You don’t have to dry hydrangeas upside down unless they are weak. Instead, place them in a vase with or without water and allow them to completely dry out. And to retain their luscious hue, use silica gel to dry fresh blooms.
How to Care For Hydrangeas
Once you’ve enjoyed growing your hydrangeas you’ll want to continue to enjoy them for seasons to come. Let’s look that the important caring tips for hydrangeas.
All plants love water, hydrangeas specifically enjoy deep watering at least once a week. If you live in an area that experiences dry summers, it’s important to give your plants a good deep watering at least once a week.
Growing strong and vibrant hydrangeas requires some fertilizer. A good all-purpose 12-4-8 or 10-10-10 composition will provide your hydrangeas all the fertilizer needs. It’s a good idea to fertilize 2-3 times a year. Once in the spring, once in the summer, and finally in the fall before the plant becomes dormant for the winter.
There are many types of hydrangeas so pruning them may differ slightly. The most common types of hydrangea are the Mopheads and Lacecaps. These are the ones with large globe-shaped flowers. For this variety, pruning takes place in late summer.
Hydrangeas grow flowers on last years stems. To make sure you’re hydrangea is producing flowers next year prevent cutting the stems to the ground.

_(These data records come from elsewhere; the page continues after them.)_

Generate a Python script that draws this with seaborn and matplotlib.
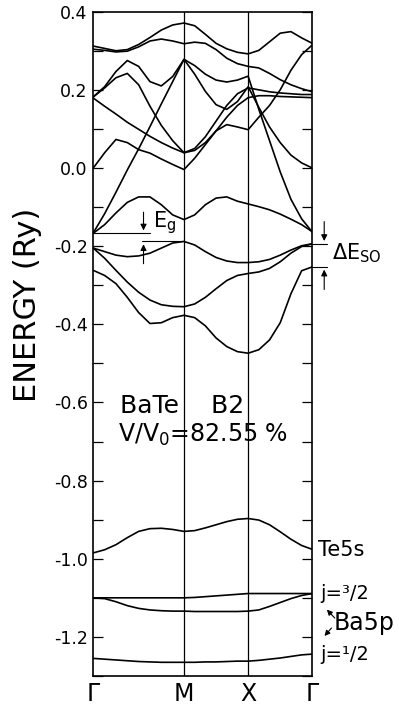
import numpy as np
import pandas as pd
import matplotlib
matplotlib.use("Agg")
import matplotlib.pyplot as plt
import seaborn as sns
from matplotlib.ticker import MultipleLocator

sns.set_theme(style="ticks")
plt.rcParams['font.family'] = ['DejaVu Sans']
plt.rcParams['axes.unicode_minus'] = False
plt.rcParams['mathtext.default'] = 'regular'
plt.rcParams['text.color'] = 'black'
plt.rcParams['xtick.color'] = 'black'
plt.rcParams['ytick.color'] = 'black'
plt.rcParams['axes.labelcolor'] = 'black'

R2 = np.sqrt(2.0)
kpoint_labels = ["Γ", "M", "X", "Γ"]
kpoint_pos = [0.0, R2, R2 + 1.0, R2 + 2.0]
# sample positions along the path: 9 on Γ-M, 7 on M-X, 7 on X-Γ (shared ends)
k_path = np.concatenate([np.linspace(0, R2, 9),
                         np.linspace(R2, R2 + 1, 7)[1:],
                         np.linspace(R2 + 1, R2 + 2, 7)[1:]])

# energies (Ry) read along the path
band_A = [0.312, 0.306, 0.300, 0.303, 0.316, 0.334, 0.353, 0.366, 0.371,
          0.364, 0.342, 0.319, 0.305, 0.296, 0.292,
          0.301, 0.323, 0.345, 0.349, 0.333, 0.319]
band_B = [0.304, 0.301, 0.297, 0.299, 0.310, 0.325, 0.330, 0.325, 0.318,
          0.322, 0.319, 0.303, 0.281, 0.267, 0.260,
          0.256, 0.242, 0.226, 0.213, 0.203, 0.195]
band_C = [0.182, 0.208, 0.247, 0.275, 0.260, 0.221, 0.210, 0.234, 0.278,
          0.240, 0.196, 0.162, 0.150, 0.170, 0.208,
          0.155, 0.105, 0.065, 0.033, 0.013, 0.000]
band_S = [-0.166, -0.117, -0.062, -0.005, 0.049, 0.106, 0.164, 0.221, 0.278,
          0.262, 0.240, 0.225, 0.220, 0.225, 0.235,
          0.150, 0.070, -0.010, -0.080, -0.130, -0.164]
band_D = [0.182, 0.205, 0.231, 0.242, 0.213, 0.158, 0.109, 0.070, 0.039,
          0.050, 0.080, 0.120, 0.160, 0.190, 0.205,
          0.200, 0.195, 0.192, 0.190, 0.188, 0.188]
band_E = [0.179, 0.158, 0.138, 0.117, 0.099, 0.081, 0.065, 0.051, 0.039,
          0.045, 0.065, 0.095, 0.130, 0.160, 0.180,
          0.185, 0.185, 0.183, 0.182, 0.181, 0.180]
band_F = [0.000, 0.039, 0.073, 0.065, 0.047, 0.038, 0.023, 0.009, -0.004,
          0.025, 0.060, 0.095, 0.111, 0.105, 0.098,
          0.130, 0.160, 0.200, 0.250, 0.290, 0.315]
band_C1 = [-0.167, -0.145, -0.115, -0.088, -0.074, -0.074, -0.094, -0.120, -0.132,
           -0.120, -0.094, -0.077, -0.074, -0.085, -0.092,
           -0.099, -0.107, -0.118, -0.131, -0.145, -0.163]
band_V3 = [-0.205, -0.214, -0.223, -0.227, -0.225, -0.218, -0.205, -0.192, -0.188,
           -0.197, -0.214, -0.229, -0.238, -0.242, -0.242,
           -0.240, -0.234, -0.223, -0.210, -0.199, -0.194]
band_V2 = [-0.205, -0.231, -0.262, -0.292, -0.318, -0.338, -0.350, -0.354, -0.355,
           -0.348, -0.331, -0.309, -0.288, -0.275, -0.270,
           -0.266, -0.257, -0.240, -0.218, -0.201, -0.194]
band_V1 = [-0.262, -0.275, -0.296, -0.331, -0.370, -0.398, -0.396, -0.383, -0.377,
           -0.383, -0.404, -0.435, -0.457, -0.470, -0.474,
           -0.465, -0.440, -0.396, -0.322, -0.263, -0.253]
band_Te5s = [-0.985, -0.977, -0.964, -0.946, -0.930, -0.923, -0.922, -0.925, -0.930,
             -0.928, -0.921, -0.913, -0.905, -0.899, -0.897,
             -0.901, -0.913, -0.931, -0.950, -0.966, -0.976]
band_Ba32a = [-1.100, -1.100, -1.100, -1.100, -1.100, -1.100, -1.100, -1.100, -1.100,
              -1.099, -1.097, -1.095, -1.093, -1.091, -1.089,
              -1.089, -1.089, -1.089, -1.089, -1.089, -1.089]
band_Ba32b = [-1.100, -1.102, -1.110, -1.120, -1.127, -1.131, -1.133, -1.134, -1.134,
              -1.135, -1.135, -1.135, -1.135, -1.135, -1.134,
              -1.131, -1.122, -1.112, -1.102, -1.094, -1.089]
band_Ba12 = [-1.255, -1.257, -1.259, -1.261, -1.263, -1.264, -1.265, -1.265, -1.265,
             -1.265, -1.264, -1.264, -1.263, -1.262, -1.262,
             -1.260, -1.257, -1.254, -1.250, -1.246, -1.244]

bands = {"A": band_A, "B": band_B, "C": band_C, "S": band_S, "D": band_D,
         "E": band_E, "F": band_F, "C1": band_C1, "V3": band_V3, "V2": band_V2,
         "V1": band_V1, "Te5s": band_Te5s, "Ba32a": band_Ba32a,
         "Ba32b": band_Ba32b, "Ba12": band_Ba12}

rows = []
for name, vals in bands.items():
    for k, e in zip(k_path, vals):
        rows.append({"band": name, "k": k, "E": e})
df = pd.DataFrame(rows)

fig = plt.figure(figsize=(3.99, 7.04), dpi=100)
ax = fig.add_axes([0.2338, 0.0398, 0.5489, 0.9436])

sns.lineplot(data=df, x="k", y="E", units="band", estimator=None, sort=False,
             color="black", linewidth=1.2, ax=ax, legend=False)

ax.set_xlim(0, R2 + 2)
ax.set_ylim(-1.3, 0.4)
for kp in kpoint_pos[1:3]:
    ax.axvline(kp, color="black", linewidth=0.9)

ax.set_xticks(kpoint_pos)
ax.set_xticklabels(kpoint_labels, fontsize=17)
ax.tick_params(axis="x", length=0, pad=4)
ax.yaxis.set_minor_locator(MultipleLocator(0.1))
yt = np.arange(-1.2, 0.41, 0.2)
ax.set_yticks(yt)
ax.set_yticklabels([f"{v:.1f}".replace("-0.0", "0.0") for v in yt], fontsize=12.5)
ax.tick_params(axis="y", which="both", direction="in", length=7.5, width=0.9,
               left=True, right=True, pad=4)
for sp in ax.spines.values():
    sp.set_linewidth(1.2)
    sp.set_color("black")
ax.set_xlabel("")
ax.set_ylabel("ENERGY (Ry)", fontsize=22)
ax.yaxis.set_label_coords(-0.235, 0.558)

# in-plot labels
ax.text(0.418, -0.608, "BaTe    B2", fontsize=18, va="center", ha="left")
ax.text(0.387, -0.683, "V/V$_0$=82.55 %", fontsize=17, va="center", ha="left")

# band-gap marks
ax.plot([0, 0.884], [-0.167, -0.167], color="black", lw=0.8)
ax.plot([0.754, R2], [-0.188, -0.188], color="black", lw=0.8)
ax.annotate("", xy=(0.783, -0.167), xytext=(0.783, -0.106),
            arrowprops=dict(arrowstyle="-|>", color="black", lw=0.8, mutation_scale=9))
ax.annotate("", xy=(0.783, -0.188), xytext=(0.783, -0.252),
            arrowprops=dict(arrowstyle="-|>", color="black", lw=0.8, mutation_scale=9))
ax.text(0.93, -0.141, "E$_g$", fontsize=15, va="center", ha="left")

# spin-orbit marks
xr = R2 + 2
ax.plot([xr, 3.64], [-0.194, -0.194], color="black", lw=0.8, clip_on=False)
ax.plot([xr, 3.64], [-0.253, -0.253], color="black", lw=0.8, clip_on=False)
ax.annotate("", xy=(3.6, -0.194), xytext=(3.6, -0.13),
            arrowprops=dict(arrowstyle="-|>", color="black", lw=0.8, mutation_scale=9),
            annotation_clip=False)
ax.annotate("", xy=(3.6, -0.253), xytext=(3.6, -0.318),
            arrowprops=dict(arrowstyle="-|>", color="black", lw=0.8, mutation_scale=9),
            annotation_clip=False)
ax.text(3.72, -0.218, "ΔE$_{SO}$", fontsize=15, va="center", ha="left", clip_on=False)

# right-side labels
ax.text(3.507, -0.978, "Te5s", fontsize=15, va="center", ha="left", clip_on=False)
ax.text(3.538, -1.090, "j=³/2", fontsize=14, va="center", ha="left", clip_on=False)
ax.text(3.75, -1.165, "Ba5p", fontsize=17, va="center", ha="left", clip_on=False)
ax.text(3.538, -1.246, "j=¹/2", fontsize=14, va="center", ha="left", clip_on=False)
ax.annotate("", xy=(3.612, -1.125), xytext=(3.794, -1.157),
            arrowprops=dict(arrowstyle="-|>", color="black", lw=0.8, mutation_scale=8),
            annotation_clip=False)
ax.annotate("", xy=(3.576, -1.203), xytext=(3.741, -1.172),
            arrowprops=dict(arrowstyle="-|>", color="black", lw=0.8, mutation_scale=8),
            annotation_clip=False)

fig.savefig("out.png", dpi=100)
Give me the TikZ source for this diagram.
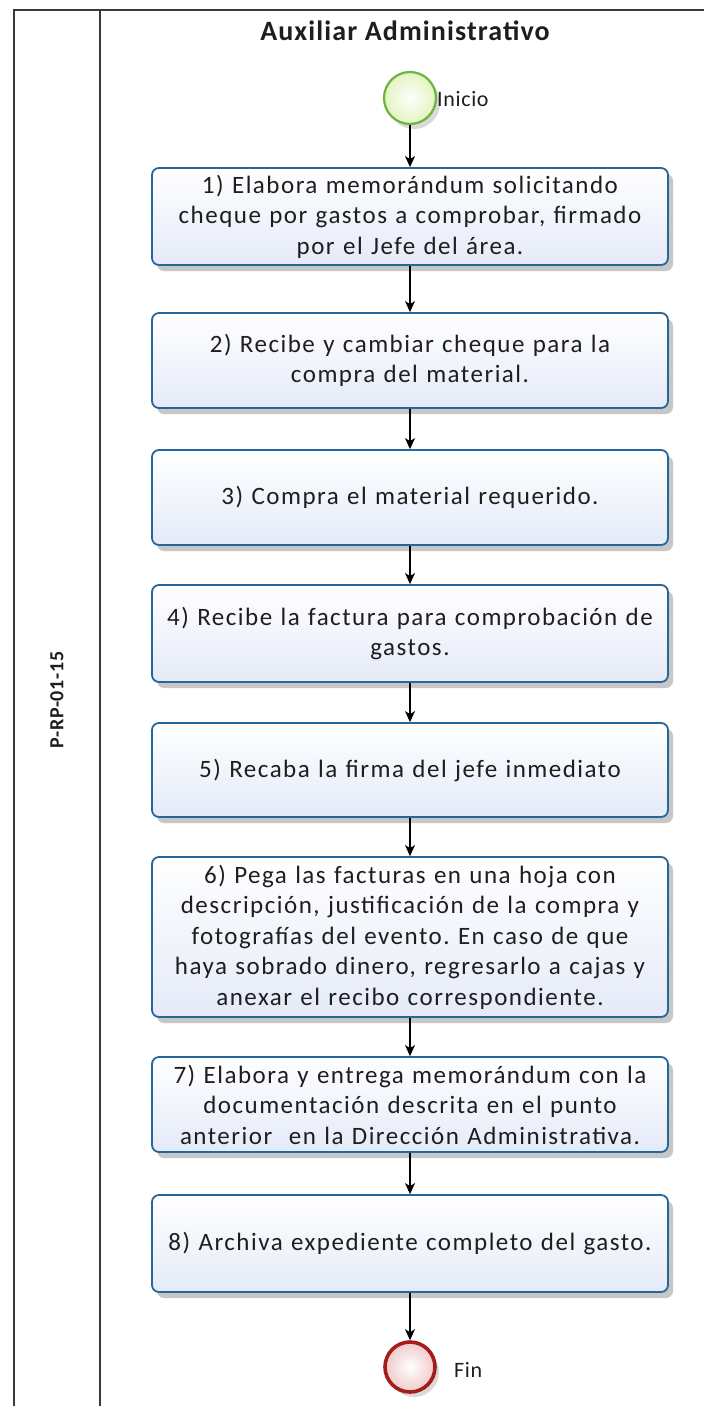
\documentclass[tikz,border=0pt]{standalone}
\usepackage{fontspec}
\setmainfont{Carlito}
\newfontfamily\boxfont[LetterSpace=6]{Carlito}
\newfontfamily\evfont[LetterSpace=3]{Carlito}
\newfontfamily\titlefont[LetterSpace=4]{Carlito}
\usetikzlibrary{shadows,arrows.meta}
\definecolor{boxline}{HTML}{25679A}
\definecolor{boxbot}{HTML}{E4EAF8}
\definecolor{framec}{HTML}{3A3A3A}
\definecolor{greenline}{HTML}{6DB33F}
\definecolor{greenfill}{HTML}{E3F4BE}
\definecolor{redline}{HTML}{A51C1C}
\definecolor{redfill}{HTML}{F1CACA}
\definecolor{txt}{HTML}{1E1E1E}
\frenchspacing
\tikzset{
  stepbox/.style={draw=boxline, line width=1.8pt, rounded corners=7pt,
    top color=white, bottom color=boxbot,
    drop shadow={shadow xshift=5pt, shadow yshift=-6pt, fill=black, opacity=0.22},
    minimum width=516pt, text width=510pt, align=center, inner sep=0pt,
    font=\boxfont\fontsize{25}{30.5}\selectfont, text=txt},
  startev/.style={circle, draw=greenline, line width=2.2pt, inner sep=0pt,
    minimum size=52pt, inner color=white, outer color=greenfill,
    drop shadow={shadow xshift=4pt, shadow yshift=-5pt, fill=black, opacity=0.15}},
  endev/.style={circle, draw=redline, line width=3.6pt, inner sep=0pt,
    minimum size=50pt, inner color=white, outer color=redfill,
    drop shadow={shadow xshift=4pt, shadow yshift=-5pt, fill=black, opacity=0.15}},
  evlabel/.style={anchor=west, inner sep=0pt, font=\evfont\fontsize{22}{24}\selectfont, text=txt},
  flow/.style={-{Stealth[length=11pt, width=10pt, inset=3pt]}, line width=1.3pt, black},
  frameline/.style={draw=framec, line width=2pt}
}
\begin{document}
\begin{tikzpicture}[x=1pt, y=-1pt]
\useasboundingbox (0,0) rectangle (704,1406);
% frame
\draw[frameline] (708,10) -- (14,10) -- (14,1410);
\draw[frameline] (100,10) -- (100,1410);
% titles
\node[font=\titlefont\bfseries\fontsize{28}{30}\selectfont, text=txt] (title) at (405,31) {Auxiliar Administrativo};
\node[font=\titlefont\bfseries\fontsize{20}{22}\selectfont, rotate=90, text=txt] (lane) at (57,700) {P-RP-01-15};
% events
\node[startev] (start) at (410,98) {};
\node[evlabel] (startl) at (437,99) {Inicio};
\node[endev] (end) at (410,1367) {};
\node[evlabel] (endl) at (454,1370) {Fin};
% tasks
\node[stepbox, minimum height=97pt] (b1) at (410,216.5) {1) Elabora memorándum solicitando\\cheque por gastos a comprobar, firmado\\por el Jefe del área.};
\node[stepbox, minimum height=95pt] (b2) at (410,360.5) {2) Recibe y cambiar cheque para la\\compra del material.};
\node[stepbox, minimum height=95pt] (b3) at (410,497.5) {3) Compra el material requerido.};
\node[stepbox, minimum height=97pt] (b4) at (410,633.5) {4) Recibe la factura para comprobación de\\gastos.};
\node[stepbox, minimum height=94pt] (b5) at (410,770) {5) Recaba la firma del jefe inmediato};
\node[stepbox, minimum height=160pt] (b6) at (410,937) {6) Pega las facturas en una hoja con\\descripción, justificación de la compra y\\fotografías del evento. En caso de que\\haya sobrado dinero, regresarlo a cajas y\\anexar el recibo correspondiente.};
\node[stepbox, minimum height=95pt] (b7) at (410,1104.5) {7) Elabora y entrega memorándum con la\\documentación descrita en el punto\\anterior\ \ en la Dirección Administrativa.};
\node[stepbox, minimum height=97pt] (b8) at (410,1243.5) {8) Archiva expediente completo del gasto.};
% flows
\draw[flow] (start) -- (b1);
\draw[flow] (b1) -- (b2);
\draw[flow] (b2) -- (b3);
\draw[flow] (b3) -- (b4);
\draw[flow] (b4) -- (b5);
\draw[flow] (b5) -- (b6);
\draw[flow] (b6) -- (b7);
\draw[flow] (b7) -- (b8);
\draw[flow] (b8) -- (end);
\end{tikzpicture}
\end{document}
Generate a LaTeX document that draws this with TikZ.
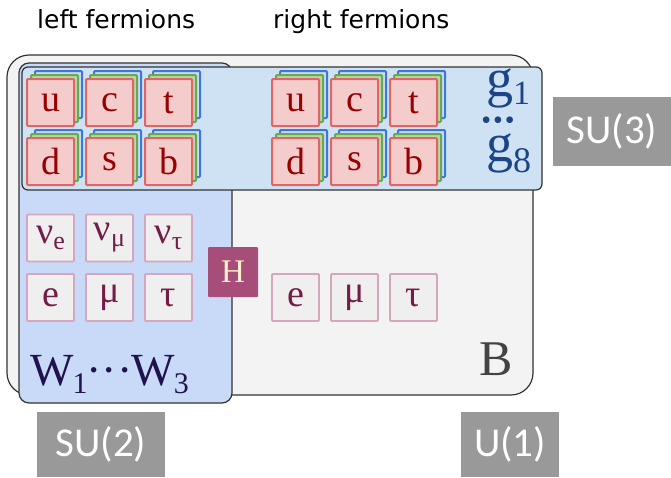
\documentclass[tikz,border=0pt]{standalone}
\usepackage{fontspec}
\setmainfont{Liberation Serif}
\newfontfamily\labfont{DejaVu Sans}
\newfontfamily\grpfont{Carlito}
\definecolor{outerf}{HTML}{F3F3F3}
\definecolor{sutwof}{HTML}{C9DAF8}
\definecolor{suthreef}{HTML}{CFE2F3}
\definecolor{qred}{HTML}{E06666}
\definecolor{qredf}{HTML}{F4CCCC}
\definecolor{qgreen}{HTML}{6AA84F}
\definecolor{qgreenf}{HTML}{B6D7A8}
\definecolor{qblue}{HTML}{3C78D8}
\definecolor{qbluef}{HTML}{C9DAF8}
\definecolor{qtext}{HTML}{990000}
\definecolor{lepd}{HTML}{D5A6BD}
\definecolor{lepf}{HTML}{EFEFEF}
\definecolor{leptext}{HTML}{741B47}
\definecolor{gcol}{HTML}{1C4587}
\definecolor{wcol}{HTML}{20124D}
\definecolor{hfill}{HTML}{A64D79}
\definecolor{htext}{HTML}{FFF2CC}
\definecolor{bcol}{HTML}{434343}
\definecolor{grp}{HTML}{999999}
\newcommand\lsub[1]{\raisebox{-6pt}{\fontsize{26}{26}\selectfont #1}}
\newcommand\bigsub[3]{\raisebox{-#1}{\fontsize{#3}{#3}\selectfont #2}}
\newcommand\qstack[4]{%
  \node[qback, draw=qblue, fill=qbluef] (#1b) at (#2+8,#3-8) {};
  \node[qback, draw=qgreen, fill=qgreenf] (#1g) at (#2+4,#3-4) {};
  \node[quark] (#1) at (#2,#3) {#4};}
\begin{document}
\begin{tikzpicture}[x=1pt,y=-1pt,
  frame/.style={draw=black!80, line width=1.2pt},
  qback/.style={line width=2pt, minimum size=47pt, inner sep=0pt, rounded corners=1pt},
  quark/.style={draw=qred, fill=qredf, line width=2pt, minimum size=47pt, inner sep=0pt,
     rounded corners=1pt, text=qtext, font=\fontsize{38}{38}\selectfont},
  lep/.style={draw=lepd, fill=lepf, line width=1.8pt, minimum size=47pt, inner sep=0pt,
     rounded corners=1pt, text=leptext, font=\fontsize{38}{38}\selectfont},
  gtext/.style={anchor=base west, inner sep=0pt, text=gcol, text height=25pt, text depth=12pt,
     font=\fontsize{54}{54}\selectfont},
  grplab/.style={fill=grp, text=white, inner sep=0pt, font=\grpfont\fontsize{41}{41}\selectfont},
  toplab/.style={anchor=base west, inner sep=0pt, font=\labfont\fontsize{25}{25}\selectfont}]
\useasboundingbox (0,0) rectangle (671,477);
% frames
\draw[frame, fill=outerf, rounded corners=22pt] (7,55) rectangle (533,395);
\draw[frame, fill=sutwof, rounded corners=10pt] (19,63) rectangle (232,403);
\draw[frame, fill=suthreef, rounded corners=6pt] (22,67) rectangle (542,190);
% quarks
\qstack{uL}{50.5}{102.5}{u}
\qstack{cL}{109.5}{102.5}{c}
\qstack{tL}{168.5}{102.5}{t}
\qstack{dL}{50.5}{161.5}{d}
\qstack{sL}{109.5}{161.5}{s}
\qstack{bL}{168.5}{161.5}{b}
\qstack{uR}{295.5}{102.5}{u}
\qstack{cR}{354.5}{102.5}{c}
\qstack{tR}{413.5}{102.5}{t}
\qstack{dR}{295.5}{161.5}{d}
\qstack{sR}{354.5}{161.5}{s}
\qstack{bR}{413.5}{161.5}{b}
% gluons
\node[gtext] (g1) at (486,96) {g\bigsub{8pt}{1}{34}};
\node[anchor=base, inner sep=0pt, text=gcol, text height=12pt, text depth=0pt,
  font=\fontsize{28}{28}\selectfont] (gdots) at (498,129) {•\kern2pt•\kern2pt•};
\node[gtext] (g8) at (486,161) {g\bigsub{11pt}{8}{36}};
% leptons
\node[lep] (nue) at (50.5,238) {ν\lsub{e}};
\node[lep] (num) at (109.5,238) {ν\lsub{μ}};
\node[lep] (nut) at (168.5,238) {ν\lsub{τ}};
\node[lep] (eL) at (50.5,297.5) {e};
\node[lep] (muL) at (109.5,297.5) {μ};
\node[lep] (tauL) at (168.5,297.5) {τ};
\node[lep] (eR) at (295.5,297.5) {e};
\node[lep] (muR) at (354.5,297.5) {μ};
\node[lep] (tauR) at (413.5,297.5) {τ};
% Higgs
\node[fill=hfill, text=htext, minimum size=50pt, inner sep=0pt, rounded corners=1pt,
  font=\fontsize{33}{33}\selectfont] (H) at (233,272) {H};
% bosons
\node[anchor=base west, inner sep=0pt, text=wcol, font=\fontsize{46}{46}\selectfont] (W) at (30,385)
  {W\kern-1pt\bigsub{8pt}{1}{30}\kern-1pt···\kern-1pt W\kern-1pt\bigsub{8pt}{3}{30}};
\node[anchor=base west, inner sep=0pt, text=bcol, font=\fontsize{50}{50}\selectfont] (B) at (479,375) {B};
% labels
\node[toplab] (left) at (37,28) {left fermions};
\node[toplab] (right) at (273,28) {right fermions};
\node[grplab, minimum width=118pt, minimum height=69pt] (su3) at (612,131.5) {SU(3)};
\node[grplab, minimum width=128pt, minimum height=65pt] (su2) at (101,444.5) {SU(2)};
\node[grplab, minimum width=98pt, minimum height=65pt] (u1) at (510,444.5) {U(1)};
\end{tikzpicture}
\end{document}
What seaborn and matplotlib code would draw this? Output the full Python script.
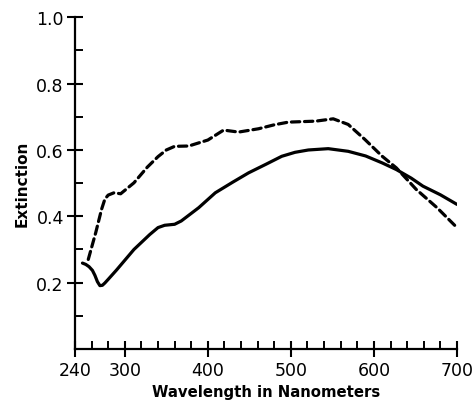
import matplotlib
matplotlib.use("Agg")
import matplotlib.pyplot as plt
import seaborn as sns
import pandas as pd
from matplotlib.ticker import MultipleLocator, FixedLocator

# Solid curve (wavelength nm, extinction)
solid_wl = [249, 253, 257, 261, 264, 267, 270, 273, 276, 280, 290, 311, 330, 340, 348, 360,
            368, 389, 409, 430, 449, 470, 489, 505, 521, 545, 569, 590, 610, 627, 645, 659,
            680, 700]
solid_ext = [0.259, 0.255, 0.248, 0.237, 0.222, 0.203, 0.191, 0.192, 0.199, 0.210, 0.238,
             0.300, 0.345, 0.366, 0.373, 0.376, 0.386, 0.426, 0.471, 0.503, 0.531, 0.557,
             0.581, 0.593, 0.600, 0.604, 0.596, 0.582, 0.561, 0.541, 0.515, 0.491, 0.465, 0.436]

# Dashed curve
dash_wl = [256, 265, 272, 276, 280, 287, 295, 311, 327, 340, 350, 360, 377, 400, 419, 437,
           461, 480, 497, 530, 551, 569, 589, 610, 627, 651, 676, 700]
dash_ext = [0.270, 0.351, 0.421, 0.452, 0.464, 0.471, 0.468, 0.501, 0.548, 0.580, 0.600,
            0.611, 0.612, 0.630, 0.660, 0.654, 0.664, 0.676, 0.684, 0.687, 0.694, 0.677,
            0.632, 0.581, 0.546, 0.481, 0.426, 0.366]

x_ticks = [240, 300, 400, 500, 600, 700]
y_ticks = [0.2, 0.4, 0.6, 0.8, 1.0]
y_tick_labels = ["0.2", "0.4", "0.6", "0.8", "1.0"]

sns.set_style("ticks")
plt.rcParams['font.family'] = ['DejaVu Sans']
plt.rcParams['text.color'] = 'black'
plt.rcParams['axes.labelcolor'] = 'black'

fig = plt.figure(figsize=(4.77, 4.02), dpi=100)
ax = fig.add_axes([0.1572, 0.1294, 0.8008, 0.825])

df_s = pd.DataFrame({"wl": solid_wl, "ext": solid_ext})
df_d = pd.DataFrame({"wl": dash_wl, "ext": dash_ext})

sns.lineplot(data=df_s, x="wl", y="ext", ax=ax, color="black", linewidth=2.3,
             solid_capstyle="round", solid_joinstyle="round")
sns.lineplot(data=df_d, x="wl", y="ext", ax=ax, color="black", linewidth=2.3,
             linestyle=(0, (2.6, 1.5)), dash_capstyle="round")

ax.set_xlim(240, 700)
ax.set_ylim(0, 1.0)
sns.despine(ax=ax)
for s in ["left", "bottom"]:
    ax.spines[s].set_linewidth(1.6)
    ax.spines[s].set_color("black")

ax.xaxis.set_major_locator(FixedLocator(x_ticks))
ax.xaxis.set_minor_locator(MultipleLocator(20))
ax.yaxis.set_major_locator(FixedLocator(y_ticks))
ax.set_yticklabels(y_tick_labels)
ax.yaxis.set_minor_locator(FixedLocator([0.1, 0.3, 0.5, 0.7, 0.9]))

ax.tick_params(axis="both", which="major", direction="inout", length=12, width=1.5,
               color="black", labelsize=12.5, labelcolor="black")
ax.tick_params(axis="both", which="minor", direction="in", length=6, width=1.4, color="black")
ax.tick_params(axis="x", which="major", pad=3)
ax.tick_params(axis="y", which="major", pad=2)

ax.set_xlabel("Wavelength in Nanometers", fontsize=10.7, fontweight="bold", labelpad=3,
              color="black")
ax.set_ylabel("Extinction", fontsize=11, fontweight="bold", labelpad=5, color="black")

fig.savefig("out.png", dpi=100)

Hydrangeas can be easily transplanted but this should be done during the fall or winter when the plant is dormant. Be sure to dig up the entire rootball and replant immediately.
Hopefully these tips I’ve shared today will allow you to fill your yard with some beautiful hydrangeas. They will improve curb appeal, honey bees love them, and they add real beauty to floral arrangements.